The US Olympic Committee (USOC) announced a deal with Comcast to launch the US Olympic Network next year as an all-Olympics cable channel. But the USOC may have jumped the gun in making the announcement.

The International Olympic Committee (IOC) has not yet given its blessing to the proposed US cable network. It reportedly has concerns about how this impacts its multi-billion-dollar Olympic broadcast rights deal with NBC Universal, which has the right to use the phrase “Olympic Network” for NBC in the US.

Comcast’s participation is conditioned upon IOC approval, but the USOC went ahead and announced plans for the network launch. The announcement noted that Allen & Company advised the USOC on the deal with Comcast and the Wall Street Journal reported that the USOC was intent on making the announcement during Allen & Co.’s conference taking place this week in Sun Valley, ID.

“The US Olympic Network will be a dream come true for fans of the Olympic Games, delivering rich year-round content associated with the world’s greatest sporting competitions,” gushed Stephanie Streeter, Acting CEO of the USOC in  statement that went on for many more sentences. By contrast, Comcast provided only a brief comment from Jeff Shell, President of Comcast Programming Group, saying how pleased the company was to be the USOC’s partner in the venture.
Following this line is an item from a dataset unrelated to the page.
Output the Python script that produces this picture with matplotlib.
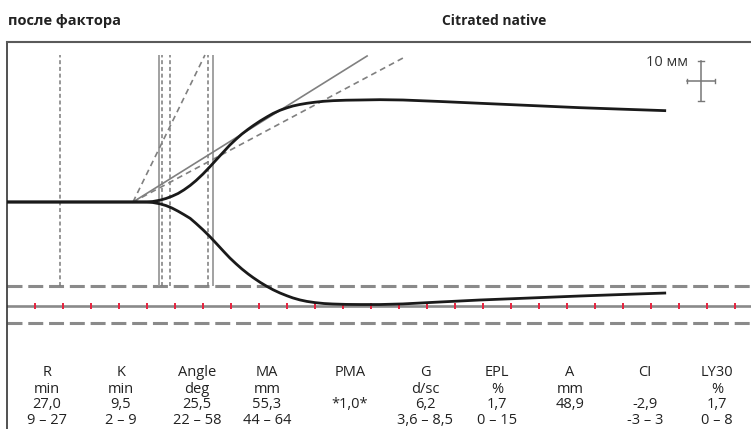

If the IOC and NBCU get onboard with the project – and that’s still a big if – the US Olympic Network plans to launch in 2010. “Broadcasting year-round, and using multiple platforms, including television, video on demand and online, the USON will provide a window into the quests of American athletes to reach the pinnacle of their sports. Viewers will be able to watch live coverage of championship competitions and, after 2012, Olympic trial events in a wide range of sports, plus live, non-stop news reports, commentary, interviews from the locations of future Olympic and Paralympic Games, and classic Olympic footage through its exclusive US access to thousands of hours of programming,” the announcement stated.